Three games per night have been on the docket from the “bubble” in Orlando, FL, a restricted campus created as a solution to COVID-19, which interrupted the season (and much else) in mid-March. When the league, team owners and players reached an agreement to resume the season in the bubble, some significant commitments to social justice were woven into the plan. The courts are painted with large “Black Lives Matter” lettering, players can opt to wear related slogans on their jerseys, and the NBA made a $300 million commitment to social justice causes.
But the events in Kenosha offered proof that much more progress needs to be made. Wednesday night saw the historic action of players – led by the Milwaukee Bucks, whose home arena is just 40 miles from Kenosha – refusing to play their games. Bucks players had conversations with authorities in Wisconsin about repercussions for the police involved in the shooting of Blake.

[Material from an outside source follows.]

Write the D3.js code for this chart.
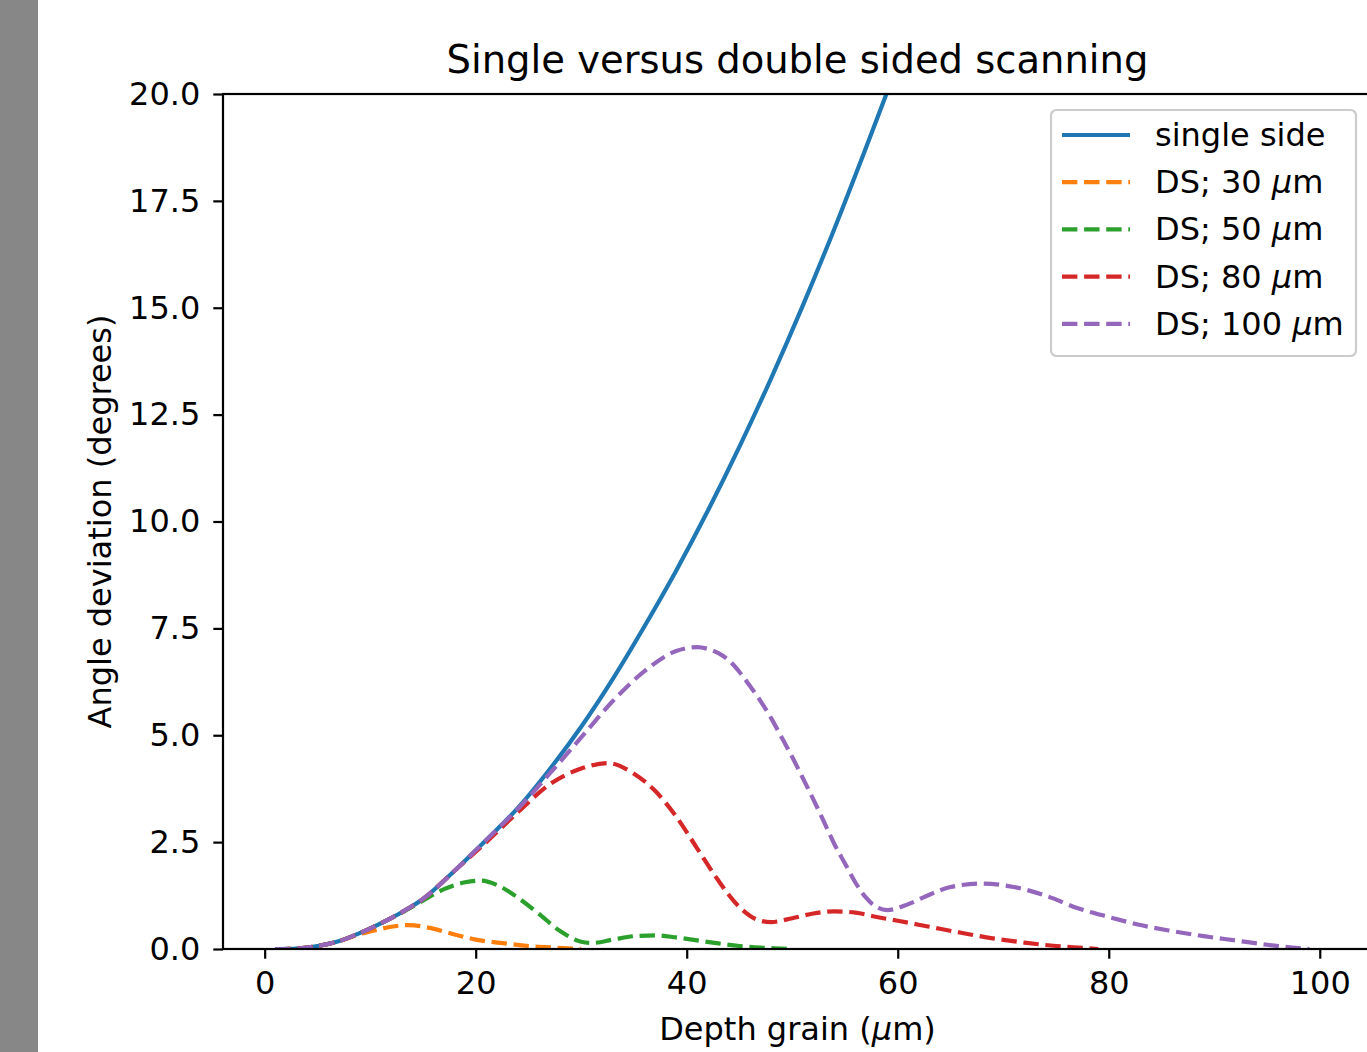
<!DOCTYPE html>
<html>
<head>
<meta charset="utf-8">
<script src="https://cdn.jsdelivr.net/npm/d3@7"></script>
<style>
  body { margin: 0; background: #fff; }
  text { font-family: "DejaVu Sans", sans-serif; fill: #000; }
</style>
</head>
<body>
<svg id="canvas" width="1367" height="1052"></svg>
<script>
// values
const singleX = [1, 3, 5, 7, 9, 11, 13, 15, 18, 21, 24, 27, 30, 33, 36, 39, 42, 45, 48, 51, 54, 57, 60, 62];
const singleY = [0, 0.01, 0.07, 0.18, 0.37, 0.6, 0.86, 1.17, 1.83, 2.55, 3.3, 4.2, 5.2, 6.32, 7.55, 8.85, 10.25, 11.75, 13.35, 15.05, 16.85, 18.75, 20.7, 22.0];

const ds30X = [1, 3, 5, 7, 9, 10.2, 12, 13.7, 15.5, 18, 20, 22.8, 25, 27.6, 30];
const ds30Y = [0, 0.01, 0.07, 0.18, 0.35, 0.42, 0.52, 0.56, 0.5, 0.34, 0.22, 0.13, 0.07, 0.03, 0];

const ds50X = [1, 3, 5, 7, 9, 11, 13, 15, 17, 19, 20.5, 22, 24, 26, 28, 30, 31, 33, 35, 37, 39, 41, 43, 45, 47, 49, 50];
const ds50Y = [0, 0.01, 0.07, 0.18, 0.37, 0.6, 0.85, 1.13, 1.4, 1.56, 1.6, 1.5, 1.2, 0.82, 0.42, 0.17, 0.14, 0.22, 0.3, 0.32, 0.27, 0.2, 0.13, 0.07, 0.03, 0.01, 0];

const ds80X = [1, 3, 5, 7, 9, 11, 13, 15, 18, 21, 24, 27, 30, 32.5, 35, 37, 39, 41, 43, 45, 47, 48, 50, 52, 54, 56, 58, 60, 63, 66, 69, 72, 75, 78, 79];
const ds80Y = [0, 0.01, 0.07, 0.18, 0.37, 0.6, 0.86, 1.17, 1.83, 2.5, 3.2, 3.85, 4.22, 4.35, 4.1, 3.7, 3.1, 2.35, 1.6, 0.98, 0.66, 0.63, 0.72, 0.83, 0.88, 0.85, 0.75, 0.66, 0.52, 0.38, 0.25, 0.15, 0.07, 0.02, 0];

const ds100X = [1, 3, 5, 7, 9, 11, 13, 15, 18, 21, 24, 27, 30, 33, 36, 39, 41, 42, 43, 44, 45, 46, 47, 48, 49, 50, 51, 52, 53, 54, 55, 56, 57, 58, 59, 61, 63, 65, 68, 71, 74, 77, 80, 83, 86, 89, 92, 95, 98, 99];
const ds100Y = [0, 0.01, 0.07, 0.18, 0.37, 0.6, 0.86, 1.17, 1.83, 2.55, 3.28, 4.1, 4.95, 5.8, 6.5, 6.97, 7.06, 7.02, 6.92, 6.75, 6.48, 6.15, 5.8, 5.4, 4.95, 4.49, 4.0, 3.5, 2.98, 2.45, 2.0, 1.55, 1.2, 0.98, 0.91, 1.05, 1.27, 1.45, 1.53, 1.45, 1.25, 0.96, 0.75, 0.56, 0.42, 0.3, 0.2, 0.1, 0.02, 0];

const seriesNames = ['single side', 'DS; 30 ', 'DS; 50 ', 'DS; 80 ', 'DS; 100 '];
const seriesColors = ['#1f77b4', '#ff7f0e', '#2ca02c', '#d62728', '#9467bd'];
const xTicks = [0, 20, 40, 60, 80, 100];
const yTicks = [0, 2.5, 5, 7.5, 10, 12.5, 15, 17.5, 20];

const series = [
    {xs: singleX, ys: singleY, dashed: false},
    {xs: ds30X, ys: ds30Y, dashed: true},
    {xs: ds50X, ys: ds50Y, dashed: true},
    {xs: ds80X, ys: ds80Y, dashed: true},
    {xs: ds100X, ys: ds100Y, dashed: true}
];

const svg = d3.select('#canvas');
const axL = 223, axR = 1372, axT = 94, axB = 949;
const labelSize = '32px';

// grey strip on the left edge
svg.append('rect').attr('x', 0).attr('y', 0).attr('width', 38).attr('height', 1052).style('fill', '#878787');

const x = d3.scaleLinear().domain([-3.95, 104.95]).range([axL, axR]);
const y = d3.scaleLinear().domain([0, 20]).range([axB, axT]);

svg.append('clipPath').attr('id', 'clip')
    .append('rect').attr('x', axL).attr('y', axT).attr('width', axR - axL).attr('height', axB - axT);

const line = d3.line()
    .x(d => x(d[0]))
    .y(d => y(d[1]))
    .curve(d3.curveMonotoneX);

const plot = svg.append('g').attr('clip-path', 'url(#clip)');
series.forEach((s, i) => {
    plot.append('path')
        .datum(s.xs.map((v, j) => [v, s.ys[j]]))
        .attr('d', line)
        .style('fill', 'none')
        .style('stroke', seriesColors[i])
        .style('stroke-width', 4.2)
        .style('stroke-dasharray', s.dashed ? '15.4,6.7' : null);
});

// axes
const xAxis = svg.append('g').attr('transform', `translate(0,${axB})`)
    .call(d3.axisBottom(x).tickValues(xTicks).tickSize(9.7).tickPadding(13).tickFormat(d3.format('d')));
const yAxis = svg.append('g').attr('transform', `translate(${axL},0)`)
    .call(d3.axisLeft(y).tickValues(yTicks).tickSize(9.7).tickPadding(13).tickFormat(d3.format('.1f')));

[xAxis, yAxis].forEach(a => {
    a.select('.domain').remove();
    a.selectAll('line').style('stroke', '#000').style('stroke-width', 2.2);
    a.selectAll('text').style('font-size', labelSize).style('font-family', '"DejaVu Sans", sans-serif');
});

// spines
svg.append('rect')
    .attr('x', axL).attr('y', axT).attr('width', axR - axL).attr('height', axB - axT)
    .style('fill', 'none').style('stroke', '#000').style('stroke-width', 2.2);

// title and labels
svg.append('text').attr('x', (axL + axR) / 2).attr('y', 73)
    .attr('text-anchor', 'middle').style('font-size', '38.5px')
    .text('Single versus double sided scanning');

const xl = svg.append('text').attr('x', (axL + axR) / 2).attr('y', 1040)
    .attr('text-anchor', 'middle').style('font-size', labelSize);
xl.append('tspan').text('Depth grain (');
xl.append('tspan').style('font-style', 'italic').text('\u03bc');
xl.append('tspan').text('m)');

svg.append('text')
    .attr('transform', `translate(111,${(axT + axB) / 2}) rotate(-90)`)
    .attr('text-anchor', 'middle').style('font-size', labelSize)
    .text('Angle deviation (degrees)');

// legend
const legend = svg.append('g');
legend.append('rect')
    .attr('x', 1051).attr('y', 110).attr('width', 305).attr('height', 246)
    .attr('rx', 5.5)
    .style('fill', '#fff').style('fill-opacity', 0.8)
    .style('stroke', '#cccccc').style('stroke-width', 2.2);

seriesNames.forEach((name, i) => {
    const cy = 135 + i * 47.2;
    legend.append('line')
        .attr('x1', 1062).attr('x2', 1130).attr('y1', cy).attr('y2', cy)
        .style('stroke', seriesColors[i]).style('stroke-width', 4.2)
        .style('stroke-dasharray', i > 0 ? '15.4,6.7' : null);
    const t = legend.append('text').attr('x', 1155).attr('y', cy + 11)
        .style('font-size', labelSize);
    t.append('tspan').text(name);
    if (i > 0) {
        t.append('tspan').style('font-style', 'italic').text('\u03bc');
        t.append('tspan').text('m');
    }
});
</script>
</body>
</html>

The LA Lakers and LA Clippers took an initial vote indicating they were in favor of skipping the rest of the season. That would have violated the terms of the league’s collective bargaining agreement with the players’ union, which limits the players’ ability to walk off the job. The result could have been not only financial difficulty in 2020 but also longer-term headaches.
Several NFL teams called off practices Thursday in solidarity with the NBA-led movement. Major League Baseball and Major League Soccer also scrapped games, and tennis standout Naiomi Osaka became the first individual athlete to opt out of playing at a tournament in Cincinnati.